The 40-year-old wildcard, who will be retiring at the end of the season, defeated the French qualifier Arthur Gea 3-6, 6-3, 3-6, 7-5, 7-6 (10-3) in four hours and 33 minutes – the longest match of the tournament so far. He became the second-oldest man to win a match at the Australian Open since it moved to Melbourne Park with a three-hour, 19-minute battle over Laslo Djere on Monday.
The Swiss, a three-time grand slam champion and former Australian Open winner, went the full distance, requiring a match tiebreak to defeat Gea on a raucous Kia Arena. According to Opta, it was the 49th five-set match of Wawrinka’s career at the grand slams, which moves him past compatriot Roger Federer for the most in the Open era.
He is also the oldest man to reach the third round of the Australian Open since the great Ken Rosewell in 1978, when he was 43.
“I’m exhausted!” Wawrinka told the crowd after his marathon effort. “As I told you, it’s my last Australian Open, so I’m trying to last as long as possible.
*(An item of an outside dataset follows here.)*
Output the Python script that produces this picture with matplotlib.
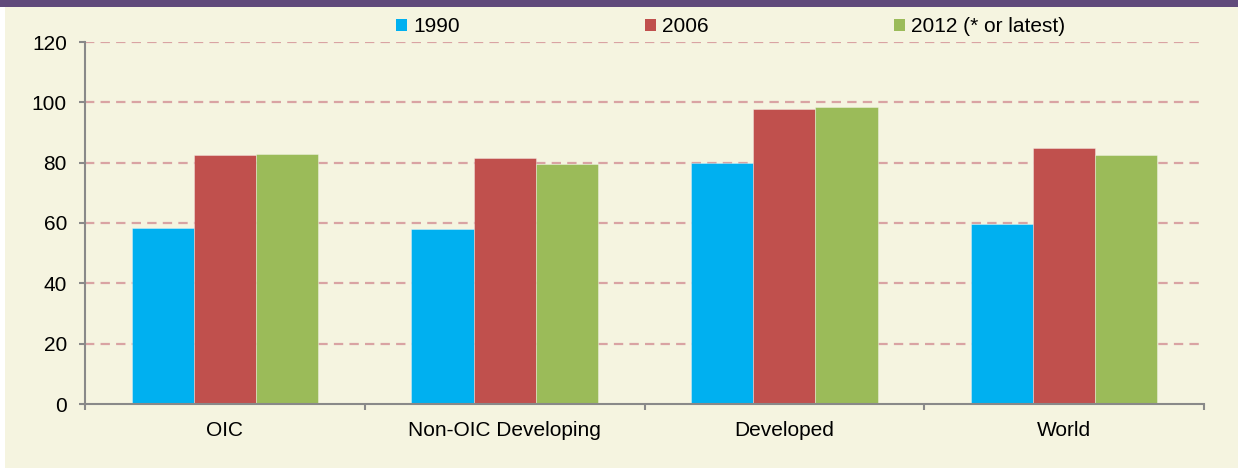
import matplotlib
matplotlib.use("Agg")
import matplotlib.pyplot as plt
from matplotlib.patches import Rectangle, Patch
import numpy as np

plt.rcParams['font.family'] = ['Liberation Sans', 'DejaVu Sans']

categories = ["OIC", "Non-OIC Developing", "Developed", "World"]
series_names = ["1990", "2006", "2012 (* or latest)"]
values_1990 = [58.2, 58.0, 79.9, 59.7]
values_2006 = [82.5, 81.5, 97.8, 84.8]
values_2012 = [82.9, 79.5, 98.4, 82.7]
y_ticks = [0, 20, 40, 60, 80, 100, 120]

colors = ["#00B0F0", "#C0504D", "#9BBB59"]
bg = "#F5F4E0"
band = "#604A7B"
FS = 15

W, H = 1238, 470
fig = plt.figure(figsize=(W / 100, H / 100), dpi=100, facecolor="white")

# page panel and header band, kept behind the axes
fig.add_artist(Rectangle((5 / W, 2 / H), 1 - 5 / W, 1 - 9 / H,
                         transform=fig.transFigure, facecolor=bg,
                         edgecolor="none", zorder=-10))
fig.add_artist(Rectangle((0, 1 - 7 / H), 1, 7 / H,
                         transform=fig.transFigure, facecolor=band,
                         edgecolor="none", zorder=-10))

left, right = 85 / W, 1204 / W
bottom, top = 1 - 404 / H, 1 - 42 / H
ax = fig.add_axes([left, bottom, right - left, top - bottom])
ax.set_facecolor("none")
ax.set_zorder(1)

x = np.arange(len(categories))
bw = 0.222
series = [values_1990, values_2006, values_2012]
for i, (vals, c, name) in enumerate(zip(series, colors, series_names)):
    ax.bar(x + (i - 1) * bw, vals, width=bw, color=c, edgecolor=(1, 1, 1, 0.35),
           linewidth=0.7, zorder=3, label=name)

ax.set_xlim(-0.5, len(categories) - 0.5)
ax.set_ylim(0, 120)
ax.set_yticks(y_ticks)
ax.set_yticklabels([str(v) for v in y_ticks])

ax.set_xticks(x)
ax.set_xticklabels(categories)
ax.set_xticks(np.arange(len(categories) + 1) - 0.5, minor=True)

grid_c = "#D9A3A3"
for v in y_ticks[1:]:
    ax.axhline(v, color=grid_c, linewidth=1.6, dashes=(4.2, 2.8), zorder=1)

spine_c = "#898989"
for s in ["top", "right"]:
    ax.spines[s].set_visible(False)
for s in ["left", "bottom"]:
    ax.spines[s].set_color(spine_c)
    ax.spines[s].set_linewidth(1.5)
    ax.spines[s].set_zorder(4)

ax.tick_params(axis="y", which="major", length=4, width=1.5, color=spine_c,
               pad=9, labelsize=FS, labelcolor="black")
ax.tick_params(axis="x", which="major", length=0, pad=12, labelsize=FS,
               labelcolor="black")
ax.tick_params(axis="x", which="minor", length=4, width=1.5, color=spine_c)

handles = [Patch(facecolor=c, edgecolor="none") for c in colors]
fig.legend(handles, series_names, loc="center left",
           bbox_to_anchor=(396 / W, 1 - 27 / H), ncol=3, frameon=False,
           fontsize=FS, handlelength=0.52, handleheight=0.52,
           handletextpad=0.3, columnspacing=8.9, borderpad=0,
           borderaxespad=0)

fig.savefig("out.png", dpi=100, facecolor="white")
Not only I have fun, but also you gave me so much energy. I’m not young anymore, so I need your energy. It’s an amazing feeling to be on this court, to have so much noise, so much support. I mean, I don’t know how I’m gonna recover, but I’m super happy.
“I’m always gonna fight. I’m always gonna leave everything on the court, always trying my best or trying to push myself and again, thank you so much for being here.”
Asked how he was going to recover for his third-round match, likely to be against ninth seed Taylor Fritz on Saturday, Wawrinka turned to an individual from the boisterous crowd and replied: “No idea, but I think at the beginning you drop a beer, so maybe I’m gonna pick up a beer.”
Wawrinka forced the fifth set with a trademark one-handed backhand winner down the line, a shot that had the Kia Arena on its feet after the former world No 3 found himself two sets to one down. In a wild fifth set, both players had multiple chances to break, while Gea required timeouts for medical treatment and to fix a broken shoe.
The drama continued into the fifth-set tiebreak as the 21-year-old Gea, making his Australian Open debut, began to cramp. After Wawrinka won a 21-shot rally to establish control of the tiebreak, Gea doubled-over in cramp before serving. Wawrinka then produced a miraculous lob from behind the baseline, which finally broke Gea’s resistance.
Wawrinka required a wildcard to enter the Australian Open main draw, with his ranking down at 139th in the world before the tournament.